Friday, 21 December 2007

A Traditional Family Christmas?

We have had reason of late, to think of heritage and the things passed down from generation to generation. Our consideration of heritage is thanks to the occasional visitor, that comes slinking like a sly cat around every family door from time to time: mortality.

Our families, Mrs C's and mine, have little in the way of family silver; there is little to show for our combined heritage. So it was interesting today to see my mother-in-law's family bible dusted off. The faded leather tome is inscribed on the fly leaf in beautiful copperplate handwriting with the year 1899 and the name of her great grandfather.
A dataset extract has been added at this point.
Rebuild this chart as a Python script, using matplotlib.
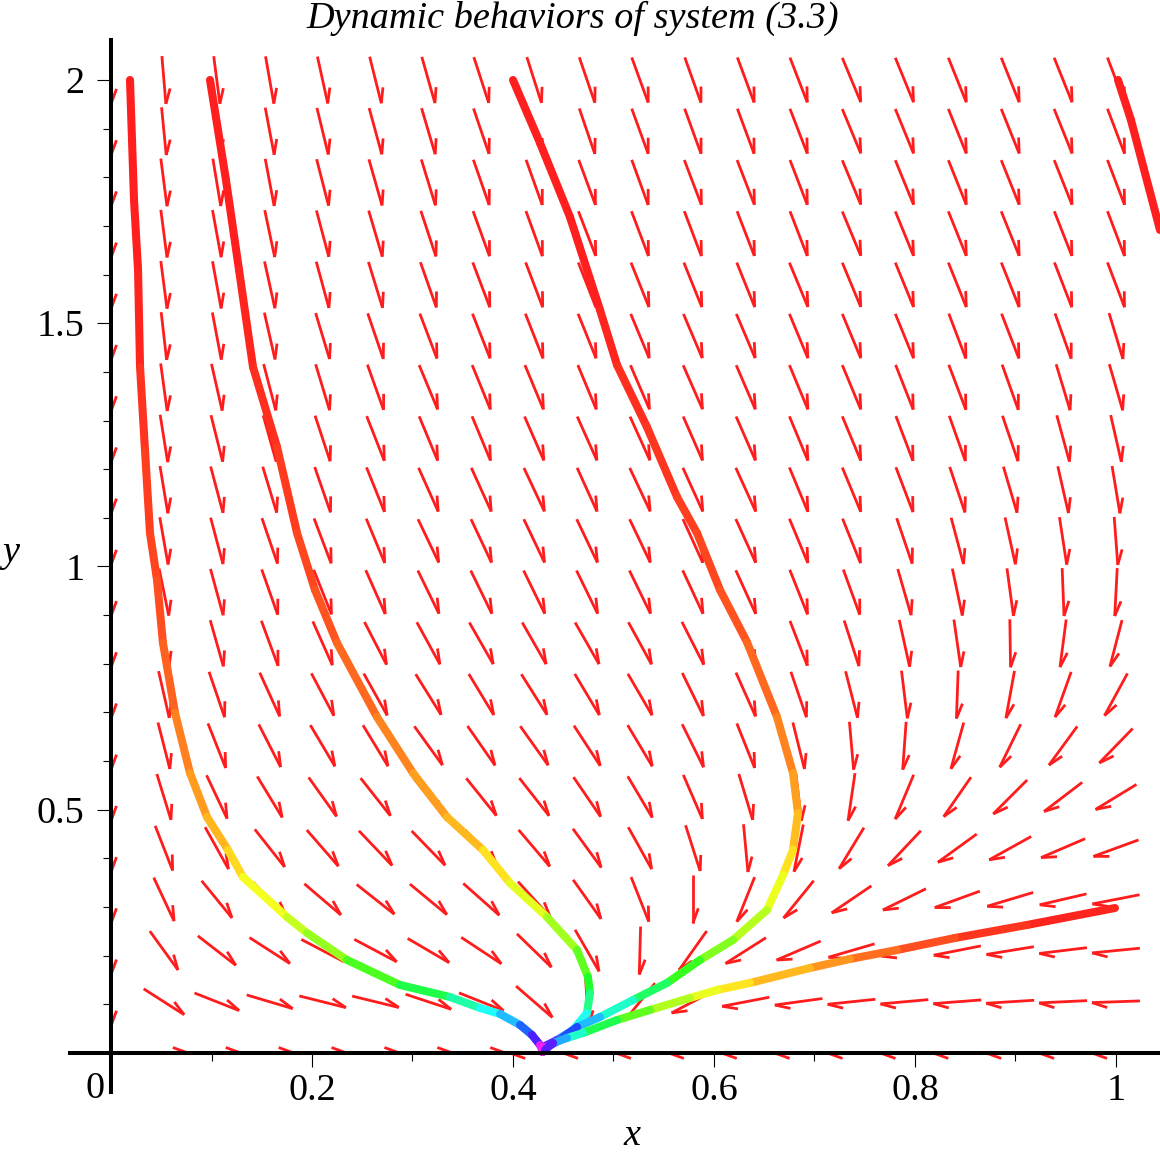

Equally interesting was another book that belonged to her aunt: May Byron's Pot Luck a collection of recipes from around the country dated 1923.

I pointed out to Mrs C, how timely this book was: with all this talk of heritage and tradition, we were just in time to take its advice for a traditional Christmas. Amongst the many recipes, including Rook Pie that starts with the instruction 'skin and draw six young rooks', there is much advice for the aspiring cook. But from the outset one thing is clear, right from the first paragraph of the first page though: there is no place for men in the kitchen.

I pointed this out to Mrs C and, along with a reminder of her twenty-year-old promise before God and the late Rev A.T.P. Harrison to obey me, I indicated my intention to retire to the lounge on Tuesday while she prepared the Christmas dinner, which this year must consist of our own vegetarian option and a turkey-type option for an elderly relative who cannot under any circumstances be convinced that nut roast is a reasonable equivalent to the more traditional fare.

I have to say that Mrs C put up a number of excellent philosophical arguments about how literally we were meant to take the words from the traditional marriage service. She included a number of tautologies with well reasoned examples of how, had she followed this promise to the letter, things might have gone very much awry at chez Croft over the years - and she managed it in so few sentences, a quite prodigious talent for getting the point across in a small word count, something some of us bloggers could learn by!

So, I will be doing my share in the kitchen as I have every year; a scene that will no doubt be mirrored across the world. I wish you all a very happy Christmas. No doubt we will all be far too busy to blog over the coming days so I say bye for now and to close I offer you the seasonal work of a blogging musical genius who writes of his quest for good musical things for his favourite instrument: Uke Hunt; click here to hear, so to speak.


Lisa said...

Ah yes, I can imagine what Mrs C said to you! Although I bet she was rather more polite than I would have been had my OH suggested the same.
Thankfully it's my sisters turn to cook this year so no such discussions have taken place in Galgo Towers this year!

Merry Christmas and Happy New Year!

Oh and I've not forgotten about the challenge either!

misterwoppit said...

Well you see, the olden days (when things were beige, trousers were huge, and people walked funny) were a bit odd. We have a very egalitarian approach to things here at Woppit Towers. Everyone has their part to play in the Crimble kitchen. For me, my role is to make rum truffles. I also have to drink a lot of fine wine whilst doing this. I employ a small army of manservants called Wilberforce to clean up after me.